### Problem to solve
Images should be left out, and everything else in the listing reproduced exactly.

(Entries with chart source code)
↓

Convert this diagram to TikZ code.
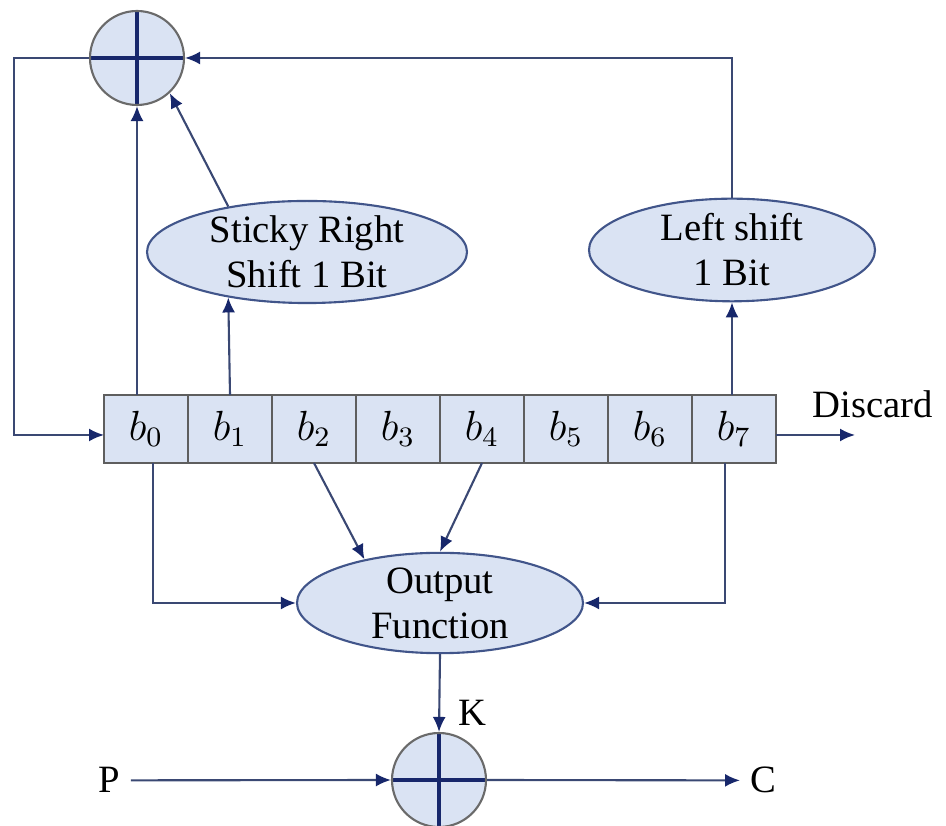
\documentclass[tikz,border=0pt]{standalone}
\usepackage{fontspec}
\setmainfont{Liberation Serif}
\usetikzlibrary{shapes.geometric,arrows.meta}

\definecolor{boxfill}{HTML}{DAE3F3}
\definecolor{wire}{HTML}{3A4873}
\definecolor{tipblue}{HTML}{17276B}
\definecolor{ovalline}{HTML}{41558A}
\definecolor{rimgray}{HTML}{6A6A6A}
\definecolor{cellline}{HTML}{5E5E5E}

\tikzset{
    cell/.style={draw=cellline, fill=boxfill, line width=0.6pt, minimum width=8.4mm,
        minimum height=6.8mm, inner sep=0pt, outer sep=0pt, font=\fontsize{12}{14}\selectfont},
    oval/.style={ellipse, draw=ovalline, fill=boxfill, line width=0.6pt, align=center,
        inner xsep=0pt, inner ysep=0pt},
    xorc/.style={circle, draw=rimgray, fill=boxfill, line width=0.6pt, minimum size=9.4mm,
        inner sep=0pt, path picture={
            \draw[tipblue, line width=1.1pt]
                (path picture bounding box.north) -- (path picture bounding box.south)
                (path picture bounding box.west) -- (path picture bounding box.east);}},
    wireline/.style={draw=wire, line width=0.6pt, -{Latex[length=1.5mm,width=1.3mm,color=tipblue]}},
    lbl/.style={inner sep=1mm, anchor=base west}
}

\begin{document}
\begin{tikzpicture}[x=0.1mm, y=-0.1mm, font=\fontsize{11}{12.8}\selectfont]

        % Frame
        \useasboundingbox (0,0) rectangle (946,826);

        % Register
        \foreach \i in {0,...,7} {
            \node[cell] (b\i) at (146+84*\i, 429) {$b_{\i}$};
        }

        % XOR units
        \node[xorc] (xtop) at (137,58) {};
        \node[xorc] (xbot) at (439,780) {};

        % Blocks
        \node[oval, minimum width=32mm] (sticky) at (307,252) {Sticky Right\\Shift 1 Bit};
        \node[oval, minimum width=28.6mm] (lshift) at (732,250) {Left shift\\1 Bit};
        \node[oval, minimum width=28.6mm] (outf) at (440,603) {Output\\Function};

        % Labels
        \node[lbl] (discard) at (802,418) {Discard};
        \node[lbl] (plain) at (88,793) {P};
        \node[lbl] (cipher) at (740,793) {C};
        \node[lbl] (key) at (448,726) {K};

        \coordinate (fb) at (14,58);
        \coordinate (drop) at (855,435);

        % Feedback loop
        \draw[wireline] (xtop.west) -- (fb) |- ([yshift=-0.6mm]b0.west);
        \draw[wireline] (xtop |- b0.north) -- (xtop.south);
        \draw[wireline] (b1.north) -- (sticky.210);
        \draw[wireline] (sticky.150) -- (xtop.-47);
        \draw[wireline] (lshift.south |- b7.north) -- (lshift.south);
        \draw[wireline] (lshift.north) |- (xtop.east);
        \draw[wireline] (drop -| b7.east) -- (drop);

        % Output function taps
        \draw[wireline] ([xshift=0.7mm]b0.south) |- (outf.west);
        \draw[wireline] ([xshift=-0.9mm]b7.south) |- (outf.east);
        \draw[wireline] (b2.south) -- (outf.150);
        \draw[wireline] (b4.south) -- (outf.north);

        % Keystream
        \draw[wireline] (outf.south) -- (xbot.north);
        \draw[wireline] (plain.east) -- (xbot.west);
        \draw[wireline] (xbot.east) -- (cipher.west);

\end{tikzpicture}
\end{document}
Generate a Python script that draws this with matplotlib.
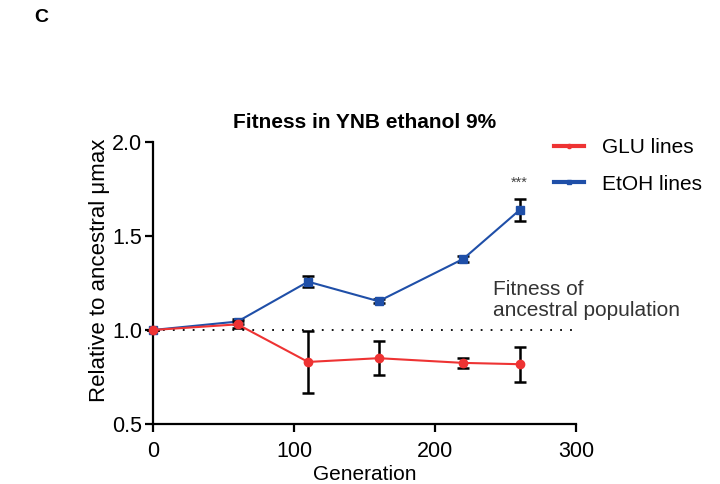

↑

### Full output
Convert this diagram to TikZ code.
\documentclass[tikz,border=0pt]{standalone}
\usepackage{fontspec}
\setmainfont{Liberation Serif}
\usetikzlibrary{shapes.geometric,arrows.meta}

\definecolor{boxfill}{HTML}{DAE3F3}
\definecolor{wire}{HTML}{3A4873}
\definecolor{tipblue}{HTML}{17276B}
\definecolor{ovalline}{HTML}{41558A}
\definecolor{rimgray}{HTML}{6A6A6A}
\definecolor{cellline}{HTML}{5E5E5E}

\tikzset{
    cell/.style={draw=cellline, fill=boxfill, line width=0.6pt, minimum width=8.4mm,
        minimum height=6.8mm, inner sep=0pt, outer sep=0pt, font=\fontsize{12}{14}\selectfont},
    oval/.style={ellipse, draw=ovalline, fill=boxfill, line width=0.6pt, align=center,
        inner xsep=0pt, inner ysep=0pt},
    xorc/.style={circle, draw=rimgray, fill=boxfill, line width=0.6pt, minimum size=9.4mm,
        inner sep=0pt, path picture={
            \draw[tipblue, line width=1.1pt]
                (path picture bounding box.north) -- (path picture bounding box.south)
                (path picture bounding box.west) -- (path picture bounding box.east);}},
    wireline/.style={draw=wire, line width=0.6pt, -{Latex[length=1.5mm,width=1.3mm,color=tipblue]}},
    lbl/.style={inner sep=1mm, anchor=base west}
}

\begin{document}
\begin{tikzpicture}[x=0.1mm, y=-0.1mm, font=\fontsize{11}{12.8}\selectfont]

        % Frame
        \useasboundingbox (0,0) rectangle (946,826);

        % Register
        \foreach \i in {0,...,7} {
            \node[cell] (b\i) at (146+84*\i, 429) {$b_{\i}$};
        }

        % XOR units
        \node[xorc] (xtop) at (137,58) {};
        \node[xorc] (xbot) at (439,780) {};

        % Blocks
        \node[oval, minimum width=32mm] (sticky) at (307,252) {Sticky Right\\Shift 1 Bit};
        \node[oval, minimum width=28.6mm] (lshift) at (732,250) {Left shift\\1 Bit};
        \node[oval, minimum width=28.6mm] (outf) at (440,603) {Output\\Function};

        % Labels
        \node[lbl] (discard) at (802,418) {Discard};
        \node[lbl] (plain) at (88,793) {P};
        \node[lbl] (cipher) at (740,793) {C};
        \node[lbl] (key) at (448,726) {K};

        \coordinate (fb) at (14,58);
        \coordinate (drop) at (855,435);

        % Feedback loop
        \draw[wireline] (xtop.west) -- (fb) |- ([yshift=-0.6mm]b0.west);
        \draw[wireline] (xtop |- b0.north) -- (xtop.south);
        \draw[wireline] (b1.north) -- (sticky.210);
        \draw[wireline] (sticky.150) -- (xtop.-47);
        \draw[wireline] (lshift.south |- b7.north) -- (lshift.south);
        \draw[wireline] (lshift.north) |- (xtop.east);
        \draw[wireline] (drop -| b7.east) -- (drop);

        % Output function taps
        \draw[wireline] ([xshift=0.7mm]b0.south) |- (outf.west);
        \draw[wireline] ([xshift=-0.9mm]b7.south) |- (outf.east);
        \draw[wireline] (b2.south) -- (outf.150);
        \draw[wireline] (b4.south) -- (outf.north);

        % Keystream
        \draw[wireline] (outf.south) -- (xbot.north);
        \draw[wireline] (plain.east) -- (xbot.west);
        \draw[wireline] (xbot.east) -- (cipher.west);

\end{tikzpicture}
\end{document}
Generate a Python script that draws this with matplotlib.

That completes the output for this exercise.